Schwartz reported some decline in the number of attacks against coalition forces in the past few weeks and attributed this to the existence of more offensive operations that have netted some surface-to-air missiles and 100 120-mm mortar rounds.
At the same time, hostile forces have gone after softer targets such as the Jordanian Embassy on August 7. "I think it is interesting," Schwartz said, "that this clearly was an action targeted at innocents. And we have, obviously, the presence of terrorists in Iraq, along with the Ba'athists that have resisted us, and foreign fighters and so on."
Pentagon spokesman Lawrence Di Rita said it is virtually impossible to defend against suicide attacks that target embassies beyond what Schwartz described as trying to develop the best possible intelligence. Terrorists are known to be operating in Iraq employing a variety of tactics, he said.

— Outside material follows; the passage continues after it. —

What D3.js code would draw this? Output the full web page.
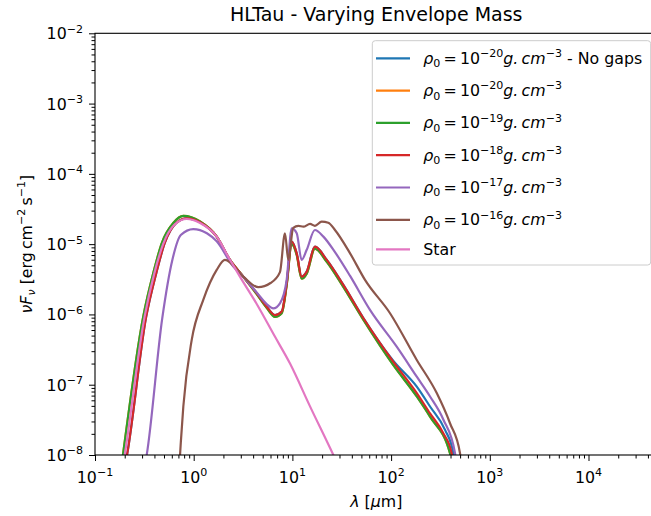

Schwartz said there are about 33,000 Iraqi police officers now on duty throughout the country, with several thousand policing in Baghdad in an effort to provide augmented protection to Iraqi civilians.
Di Rita said "it's all moving in the right direction."
Asked how success will be measured in Iraq, the spokesman said: "an important way to evaluate how effective the entire operation will be over time is the degree to which civil society returns."
COALITION FORCES SHUT DOWN CAVE COMPLEX IN AFGHANISTAN
Lieutenant General Schwartz also addressed security sweeps in Afghanistan, where he said coalition forces continue to conduct "Operation Warrior Sweep" designed "to root out remaining elements of the Taliban and al-Qaeda terrorists.
Combined U.S. and Afghan forces, Schwartz said, have destroyed a large cave complex near Gardez, secured a dozen separate weapons caches, and detained some individuals.